In the entries that follow, how many lines hold the string "standalone"? Give only that number.

== MATERIAL FOR THE TASK ==
┌────────

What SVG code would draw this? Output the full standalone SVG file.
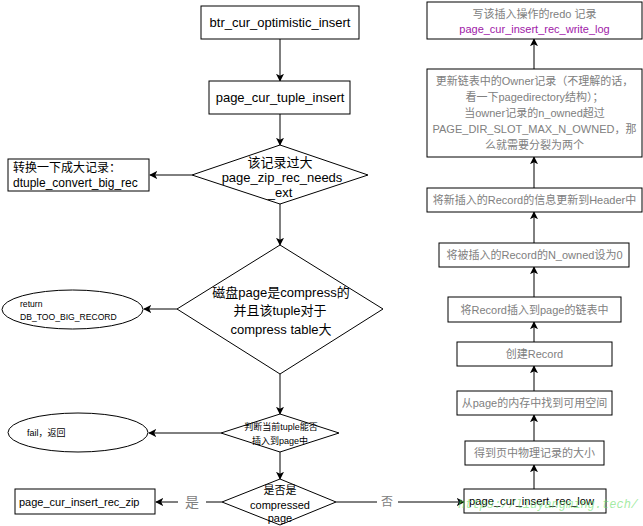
<svg xmlns="http://www.w3.org/2000/svg" width="643" height="526" viewBox="0 0 643 526">
<defs>
<marker id="arr" viewBox="0 0 10 10" refX="9" refY="5" markerWidth="8" markerHeight="8" orient="auto" markerUnits="userSpaceOnUse">
<path d="M0,0 L10,5 L0,10 L2.5,5 z" fill="#000"/>
</marker>
<style>
.n{fill:#fff;stroke:#000;stroke-width:1}
.t{font-family:"Liberation Sans","Noto Sans CJK SC",sans-serif;fill:#000;text-anchor:middle;dominant-baseline:central}
.g{fill:#808080}
.l{text-anchor:start}
.c{fill:none;stroke:#000;stroke-width:1;marker-end:url(#arr)}
.p{fill:none;stroke:#000;stroke-width:1}
</style>
</defs>
<rect width="643" height="526" fill="#fff"/>
<g id="connectors">
<line class="c" x1="280" y1="39" x2="280" y2="81"/>
<line class="c" x1="280" y1="114" x2="280" y2="145"/>
<line class="c" x1="192" y1="175" x2="150" y2="175"/>
<line class="c" x1="280" y1="204" x2="280" y2="245"/>
<line class="c" x1="177" y1="309" x2="144" y2="309"/>
<line class="c" x1="280" y1="374" x2="280" y2="414"/>
<line class="c" x1="221" y1="433" x2="149" y2="433"/>
<line class="c" x1="280" y1="452" x2="280" y2="479"/>
<line class="p" x1="222" y1="502" x2="206" y2="502"/>
<line class="c" x1="178" y1="502" x2="156" y2="502"/>
<line class="p" x1="336" y1="502" x2="377" y2="502"/>
<line class="c" x1="398" y1="502" x2="464" y2="502"/>
<line class="c" x1="534" y1="489" x2="534" y2="465"/>
<line class="c" x1="534" y1="441" x2="534" y2="415"/>
<line class="c" x1="534" y1="391" x2="534" y2="366"/>
<line class="c" x1="534" y1="342" x2="534" y2="322"/>
<line class="c" x1="534" y1="297" x2="534" y2="267"/>
<line class="c" x1="534" y1="243" x2="534" y2="212"/>
<line class="c" x1="534" y1="188" x2="534" y2="157"/>
<line class="c" x1="534" y1="69" x2="534" y2="39"/>
</g>
<g id="lbl-yes"><text class="t g" x="192" y="502" font-size="14">是</text></g>
<g id="lbl-no"><text class="t g" x="387" y="502" font-size="12">否</text></g>
<g id="n1">
<rect class="n" x="201" y="6" width="158" height="33"/>
<text class="t" x="280" y="22.5" font-size="13">btr_cur_optimistic_insert</text>
</g>
<g id="n2">
<rect class="n" x="209" y="81" width="141" height="33"/>
<text class="t" x="280" y="97.5" font-size="13">page_cur_tuple_insert</text>
</g>
<g id="n3">
<polygon class="n" points="280,145 368,175 280,204 192,175"/>
<text class="t" x="280" y="162" font-size="13">该记录过大</text>
<text class="t" x="282" y="177" font-size="13">page_zip_rec_needs</text>
<text class="t" x="280" y="192" font-size="13">_ext</text>
</g>
<g id="n4">
<rect class="n" x="8" y="159" width="141" height="32"/>
<text class="t l" x="13" y="168" font-size="12">转换一下成大记录：</text>
<text class="t l" x="13" y="183" font-size="12">dtuple_convert_big_rec</text>
</g>
<g id="n5">
<polygon class="n" points="280,245 383,309 280,374 177,309"/>
<text class="t" x="281" y="292" font-size="13">磁盘page是compress的</text>
<text class="t" x="280" y="310" font-size="13">并且该tuple对于</text>
<text class="t" x="281" y="329" font-size="13">compress table大</text>
</g>
<g id="n6">
<ellipse class="n" cx="72.5" cy="309.5" rx="70.5" ry="19.5"/>
<text class="t l" x="20" y="303.5" font-size="8.6">return</text>
<text class="t l" x="20" y="317" font-size="8.6">DB_TOO_BIG_RECORD</text>
</g>
<g id="n7">
<polygon class="n" points="280,414 339,433 280,452 221,433"/>
<text class="t" x="281" y="427" font-size="9">判断当前tuple能否</text>
<text class="t" x="280" y="441" font-size="9">插入到page中</text>
</g>
<g id="n8">
<ellipse class="n" cx="78" cy="432.5" rx="70" ry="19.5"/>
<text class="t l" x="27" y="433" font-size="9">fail，返回</text>
</g>
<g id="n9">
<polygon class="n" points="280,479 336,502 280,525 222,502"/>
<text class="t" x="280" y="490" font-size="11">是否是</text>
<text class="t" x="280" y="505" font-size="11">compressed</text>
<text class="t" x="280" y="518" font-size="11">page</text>
</g>
<g id="n10">
<rect class="n" x="15" y="489" width="140" height="25"/>
<text class="t l" x="19" y="502" font-size="11">page_cur_insert_rec_zip</text>
</g>
<g id="n11">
<rect class="n" x="464" y="489" width="142" height="24"/>
<text class="t l" x="469" y="501" font-size="11.2">page_cur_insert_rec_low</text>
</g>
<g id="n12">
<rect class="n" x="465" y="441" width="139" height="24"/>
<text class="t g" x="534.5" y="453" font-size="11">得到页中物理记录的大小</text>
</g>
<g id="n13">
<rect class="n" x="457" y="391" width="155" height="24"/>
<text class="t g" x="534.5" y="403" font-size="11">从page的内存中找到可用空间</text>
</g>
<g id="n14">
<rect class="n" x="457" y="342" width="155" height="24"/>
<text class="t g" x="534.5" y="354" font-size="11">创建Record</text>
</g>
<g id="n15">
<rect class="n" x="448" y="297" width="173" height="25"/>
<text class="t g" x="534.5" y="309.5" font-size="11">将Record插入到page的链表中</text>
</g>
<g id="n16">
<rect class="n" x="439" y="243" width="190" height="24"/>
<text class="t g" x="534.5" y="255" font-size="11">将被插入的Record的N_owned设为0</text>
</g>
<g id="n17">
<rect class="n" x="427" y="188" width="215" height="24"/>
<text class="t g" x="534.5" y="200" font-size="11">将新插入的Record的信息更新到Header中</text>
</g>
<g id="n18">
<rect class="n" x="427" y="69" width="215" height="88"/>
<text class="t g" x="534.5" y="81" font-size="11">更新链表中的Owner记录（不理解的话，</text>
<text class="t g" x="534.5" y="97" font-size="11">看一下pagedirectory结构）；</text>
<text class="t g" x="534.5" y="113" font-size="11">当owner记录的n_owned超过</text>
<text class="t g" x="534.5" y="129" font-size="11">PAGE_DIR_SLOT_MAX_N_OWNED，那</text>
<text class="t g" x="534.5" y="145" font-size="11">么就需要分裂为两个</text>
</g>
<g id="n19">
<rect class="n" x="427" y="2" width="215" height="37"/>
<text class="t g" x="534.5" y="14" font-size="11">写该插入操作的redo 记录</text>
<text class="t" x="534.5" y="29" font-size="11" style="fill:#a020a8">page_cur_insert_rec_write_log</text>
</g>
<g id="watermark">
<text x="458" y="508" font-family="Liberation Mono, monospace" font-size="12" fill="#66dd66" fill-opacity="0.6" font-style="italic">https://liuyangming.tech/</text>
</g>
</svg>
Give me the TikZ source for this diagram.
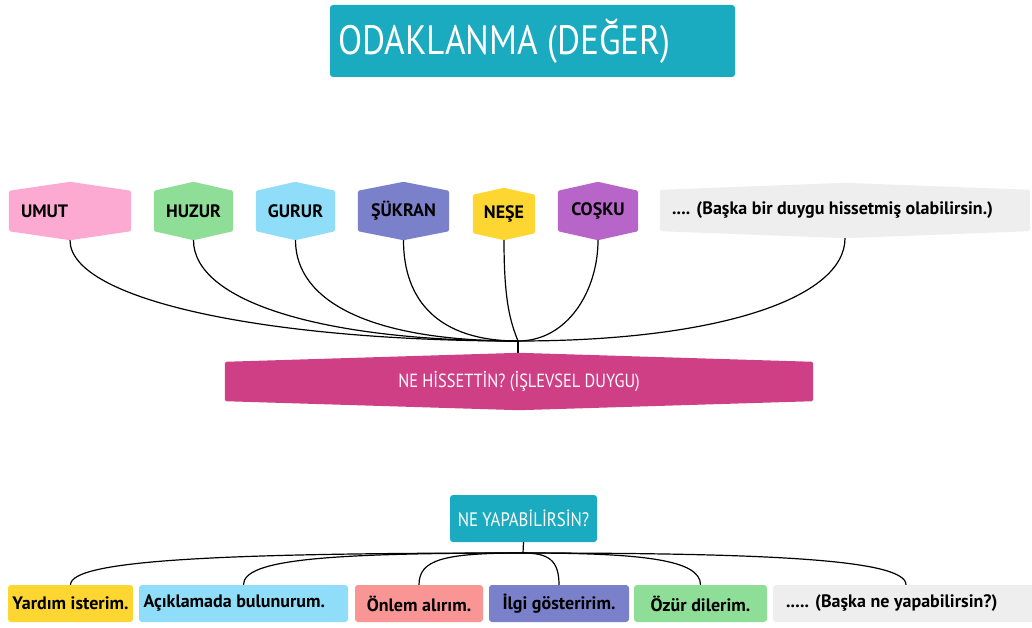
\documentclass[tikz,border=0pt]{standalone}
\usepackage{fontspec}
\setmainfont{PT Sans}
\newfontfamily\titlefont{PT Sans}[FakeStretch=0.86]
\newfontfamily\labfont{PT Sans}
\usetikzlibrary{calc,backgrounds}
\definecolor{tealc}{HTML}{1BABC0}
\definecolor{umutc}{HTML}{FDAAD3}
\definecolor{huzurc}{HTML}{8FDE98}
\definecolor{gururc}{HTML}{8FDDF8}
\definecolor{sukranc}{HTML}{7A80CA}
\definecolor{nesec}{HTML}{FDD632}
\definecolor{coskuc}{HTML}{B865C9}
\definecolor{grayc}{HTML}{EEEEEE}
\definecolor{magc}{HTML}{CF3F86}
\definecolor{salmonc}{HTML}{F99595}
\newcommand\hexbg[3]{%
  \fill[#2, rounded corners=1.5pt] ($(#1.north west)+(0,#3)$) -- (#1.north) -- ($(#1.north east)+(0,#3)$) -- ($(#1.south east)-(0,#3)$) -- (#1.south) -- ($(#1.south west)-(0,#3)$) -- cycle;}
\tikzset{
  hexnode/.style={inner sep=0pt, minimum height=58pt, font=\labfont\bfseries\fontsize{18}{21}\selectfont, text=black},
  boxnode/.style={rounded corners=3pt, inner sep=0pt, minimum height=37pt, font=\labfont\bfseries\fontsize{18}{21}\selectfont, text=black},
  link/.style={line width=1.2pt, black},
}
\begin{document}
\begin{tikzpicture}[x=1pt,y=-1pt]
\useasboundingbox (0,0) rectangle (1032,628);
% title
\node[fill=tealc, rounded corners=3pt, minimum width=405pt, minimum height=72pt, inner sep=0pt] (title) at (532.5,41) {};
\node[anchor=west, text=white, font=\titlefont\fontsize{41}{44}\selectfont, inner sep=0pt] (titletext) at (338,41) {ODAKLANMA (DEĞER)};
% top row
\node[hexnode, minimum width=122pt, text width=98pt, align=flush left] (umut) at (70,211) {UMUT};
\node[hexnode, minimum width=79pt] (huzur) at (193.5,211) {HUZUR};
\node[hexnode, minimum width=79pt] (gurur) at (295.5,211) {GURUR};
\node[hexnode, minimum width=91pt] (sukran) at (403.5,211) {ŞÜKRAN};
\node[hexnode, minimum width=62pt, minimum height=52pt] (nese) at (504,214) {NEŞE};
\node[hexnode, minimum width=80pt] (cosku) at (598,211) {COŞKU};
\node[hexnode, minimum width=370pt, minimum height=55pt, text width=346pt, align=flush left] (diger) at (845,210.5) {.... (Başka bir duygu hissetmiş olabilirsin.)};
\node[inner sep=0pt, minimum width=588pt, minimum height=57pt, text=white, font=\titlefont\fontsize{19}{22}\selectfont] (ne) at (519,381.5) {NE HİSSETTİN? (İŞLEVSEL DUYGU)};
\begin{scope}[on background layer]
\hexbg{umut}{umutc}{9}
\hexbg{huzur}{huzurc}{9}
\hexbg{gurur}{gururc}{9}
\hexbg{sukran}{sukranc}{9}
\hexbg{nese}{nesec}{7}
\hexbg{cosku}{coskuc}{9}
\hexbg{diger}{grayc}{7}
\hexbg{ne}{magc}{9}
\end{scope}
\coordinate (hub) at (518,341);
\draw[link] (umut.south) .. controls +(0,60) and +(-250,0) .. (hub);
\draw[link] (huzur.south) .. controls +(0,60) and +(-200,0) .. (hub);
\draw[link] (gurur.south) .. controls +(0,60) and +(-150,0) .. (hub);
\draw[link] (sukran.south) .. controls +(0,60) and +(-80,0) .. (hub);
\draw[link] (nese.south) .. controls +(0,60) and +(-8,-20) .. (hub);
\draw[link] (cosku.south) .. controls +(0,50) and +(50,0) .. (hub);
\draw[link] (diger.south) .. controls +(0,60) and +(200,0) .. (hub);
\draw[link] (hub) -- (hub |- ne.north);
% bottom
\node[fill=tealc, rounded corners=3pt, minimum width=147pt, minimum height=47pt, inner sep=0pt, text=white, font=\titlefont\fontsize{19.5}{22}\selectfont] (yap) at (523.5,518.5) {NE YAPABİLİRSİN?};
\node[boxnode, fill=nesec, minimum width=125pt] (yardim) at (70.5,603.5) {Yardım isterim.};
\node[boxnode, fill=gururc, minimum width=209pt, text width=200pt, align=flush left] (aciklama) at (243.5,603.5) {Açıklamada bulunurum.};
\node[boxnode, fill=salmonc, minimum width=128pt] (onlem) at (419,603.5) {Önlem alırım.};
\node[boxnode, fill=sukranc, minimum width=140pt] (ilgi) at (559,603.5) {İlgi gösteririm.};
\node[boxnode, fill=huzurc, minimum width=133pt] (ozur) at (700.5,603.5) {Özür dilerim.};
\node[boxnode, fill=grayc, minimum width=262pt, text width=236pt, align=flush left] (baska) at (904,603.5) {..... (Başka ne yapabilirsin?)};
\coordinate (hub2) at (523,553);
\draw[link] (yap.south) -- (hub2);
\draw[link] (yardim.north) .. controls +(0,-25) and +(-300,0) .. (hub2);
\draw[link] (aciklama.north) .. controls +(0,-25) and +(-200,0) .. (hub2);
\draw[link] (onlem.north) .. controls +(0,-25) and +(-80,0) .. (hub2);
\draw[link] (ilgi.north) .. controls +(0,-25) and +(25,0) .. (hub2);
\draw[link] (ozur.north) .. controls +(0,-25) and +(120,0) .. (hub2);
\draw[link] ([xshift=2pt]baska.north) .. controls +(0,-25) and +(250,0) .. (hub2);
\end{tikzpicture}
\end{document}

└────────

== EXERCISE OUTPUT ==
2